Para ilustrar, vale referir o caso de Danilo Felix Vicente de Oliveira, jovem preto preso em Niterói, em 6 de agosto passado. A vítima de um roubo foi até a delegacia. Lá, apresentada a fotos diversas, reconheceu um suspeito. No dia seguinte, chamada pela polícia, a ela foram exibidos novos retratos. Nesse momento, mudou de ideia e reconheceu Danilo, quando confrontada a uma imagem dele, de 2017, na qual tinha cabelos cortados rentes e usava bigode. Ocorre que, em 2 julho de 2020, quando o crime foi praticado, ele estava com cabelos em tranças e usava cavanhaque. Com base nessa associação errônea, Danilo foi aprisionado preventivamente. Apesar dos pleitos da defesa, sua prisão foi endossada pelo Ministério Público e autorizada pelo Judiciário, até que, na audiência, a vítima não o reconheceu. Foram 55 dias de cárcere.

Outro episódio. O músico preto Luiz Carlos da Costa Justino foi preso em 2 de setembro último, em uma blitz, também em Niterói, acusado de um roubo ocorrido em 2017. Ele foi reconhecido fotograficamente pela vítima e teve contra si expedido um mandado de prisão que ficou três anos aguardando cumprimento. Entretanto, no momento do assalto, ele estava tocando violoncelo em uma padaria, onde se apresenta aos domingos de manhã. Foram apresentados contratos, testemunhos e vídeos. O álibi era irrefutável. Mas Luiz Carlos ficou encarcerado por cinco dias e chegou a dividir a cela com mais 82 (!) pessoas, até ser solto.

A identificação, em ambos os casos, foi ilegal. Afrontou o texto expresso do artigo 226 do Código de Processo Penal (CPP). Esse dispositivo, que vigora desde 1942, diz que, quando houver necessidade de reconhecimento de pessoa, quem tiver de fazê-lo descreverá quem deve ser reconhecido. Após isso, a pessoa a ser reconhecida, será colocada, se possível, ao lado de outras que com ela tiverem qualquer semelhança, a fim de ser eventualmente apontada. Caso haja receio, a autoridade providenciará que o identificante não seja visto por quem está sendo identificado. Tudo isso deve ser feito diante de duas testemunhas.

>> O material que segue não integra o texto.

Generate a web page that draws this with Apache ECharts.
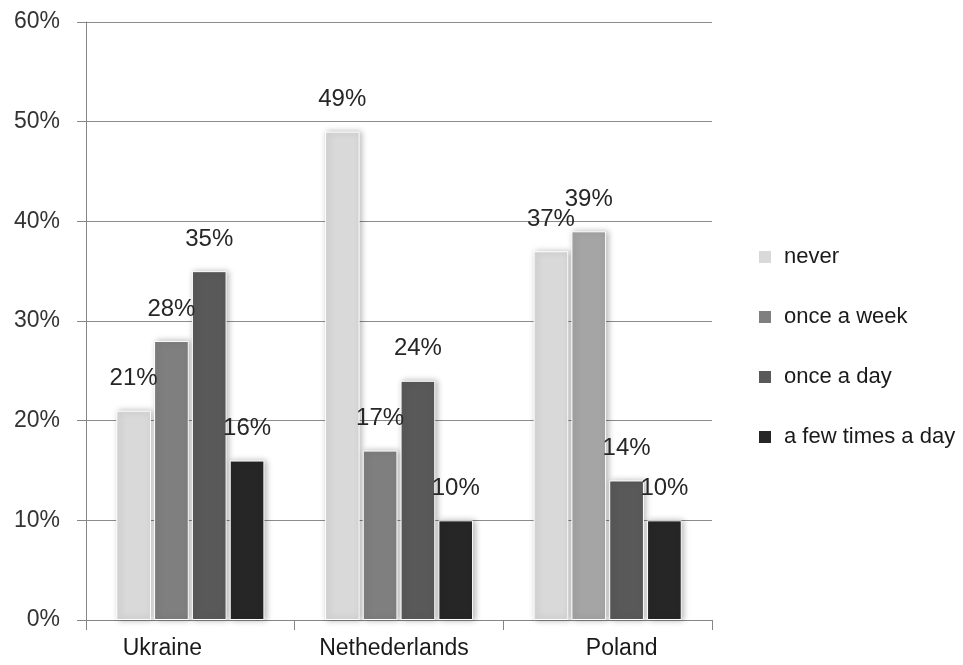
<!DOCTYPE html>
<html>
<head>
<meta charset="utf-8">
<script src="https://cdn.jsdelivr.net/npm/echarts@6/dist/echarts.min.js"></script>
<style>
  html, body { margin: 0; padding: 0; background: #fff; }
  #chart { width: 963px; height: 665px; }
</style>
</head>
<body>
<div id="chart"></div>
<script>
// Countries on the category axis
const countries = ['Ukraine', 'Nethederlands', 'Poland'];

// Share of respondents (%) per frequency group, one value per country
const seriesNames = ['never', 'once a week', 'once a day', 'a few times a day'];
const never = [21, 49, 37];
const onceAWeek = [28, 17, 39];
const onceADay = [35, 24, 14];
const fewTimesADay = [16, 10, 10];

// Value axis ticks (%)
const yMin = 0, yMax = 60, yStep = 10;

const seriesValues = [never, onceAWeek, onceADay, fewTimesADay];
const seriesColors = ['#d9d9d9', '#7f7f7f', '#595959', '#262626'];
// Poland's "once a week" bar is drawn in a lighter grey
const itemOverrides = { '1-2': '#a5a5a5' };

const FONT = "'Liberation Sans Narrow', 'Liberation Sans', sans-serif";

const chart = echarts.init(document.getElementById('chart'), null, { renderer: 'canvas' });

const series = seriesValues.map((vals, si) => ({
  name: seriesNames[si],
  type: 'bar',
  barGap: '9%',
  barCategoryGap: '29%',
  data: vals.map((v, ci) => {
    const c = itemOverrides[si + '-' + ci];
    return c ? { value: v, itemStyle: { color: c } } : v;
  }),
  itemStyle: {
    color: seriesColors[si],
    borderColor: '#ffffff',
    borderWidth: 1,
    shadowColor: 'rgba(0,0,0,0.28)',
    shadowBlur: 6,
    shadowOffsetX: 2,
    shadowOffsetY: 0
  },
  label: {
    show: true,
    position: 'top',
    distance: 20,
    formatter: '{c}%',
    fontFamily: FONT,
    fontSize: 24,
    color: '#262626'
  }
}));

chart.setOption({
  backgroundColor: '#ffffff',
  animation: false,
  grid: { left: 86, right: 251, top: 22, bottom: 45, containLabel: false },
  legend: {
    orient: 'vertical',
    left: 752,
    top: 241,
    itemWidth: 14,
    itemHeight: 14,
    itemGap: 38,
    icon: 'rect',
    data: seriesNames,
    textStyle: {
      fontFamily: FONT,
      fontSize: 22,
      color: '#1a1a1a',
      padding: [0, 0, 0, 7]
    }
  },
  xAxis: {
    type: 'category',
    data: countries.map((c, i) => ({
      value: c,
      textStyle: { padding: i === 0 ? [0, 56, 0, 0] : (i === 2 ? [0, 0, 0, 28] : [0, 10, 0, 0]) }
    })),
    axisLine: { lineStyle: { color: '#868686', width: 1 } },
    axisTick: { show: true, alignWithLabel: false, interval: 0, length: 10, lineStyle: { color: '#868686' } },
    axisLabel: {
      margin: 17,
      fontFamily: FONT,
      fontSize: 23,
      color: '#1a1a1a',
      interval: 0
    },
    splitLine: { show: false }
  },
  yAxis: {
    type: 'value',
    min: yMin,
    max: yMax,
    interval: yStep,
    axisLine: { show: true, lineStyle: { color: '#868686', width: 1 } },
    axisTick: { show: true, length: 9, lineStyle: { color: '#868686' } },
    axisLabel: {
      formatter: '{value}%',
      margin: 26,
      fontFamily: FONT,
      fontSize: 23,
      color: '#333333'
    },
    splitLine: { show: true, lineStyle: { color: '#8c8c8c', width: 1 } }
  },
  series: series
});
</script>
</body>
</html>
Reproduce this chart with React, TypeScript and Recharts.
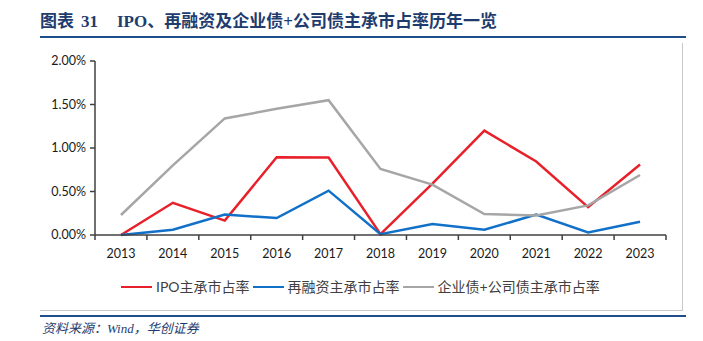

Apesar da clareza das regras, elas não costumavam ser implementadas. O método fotográfico de identificação era manejado com total liberalidade no procedimento criminal. A despeito dos protestos das defesas, os tribunais, majoritariamente, diziam não enxergar prejuízo ou nulidade nesse tipo de ato. A lei, portanto, era subvalorizada. Como resultado, grupos estigmatizados, especialmente pretos e periféricos, passavam a ser objetos reiterados dos erros policiais, ministeriais e judiciários.

Em 27 de outubro passado, um julgamento do Superior Tribunal de Justiça (STJ), relativo a um caso de Santa Catarina, foi bastante comemorado. A 6.ª Turma do STJ, em decisão relatada pelo ministro Rogério Schietti Cruz, entendeu que não é possível que o reconhecimento de acusados seja feito, apenas, pelo meio fotográfico, e que, muito menos, essa identificação seja suficiente para gerar condenações (Habeas Corpus 598.886/SC). Foi feita a expressa superação de precedentes, inclusive do próprio relator, que diziam que o procedimento do art. 226 do CPP era “mera recomendação legal”.

Foi uma importante decisão garantista e antirracista. Garantista porque afirmou o império de uma proteção legal, válida para todos. Antirracista porque, como pretos são as vítimas mais frequentes de erros de reconhecimento, bloqueou uma das trilhas do sistema punitivo racial. Faltam outras.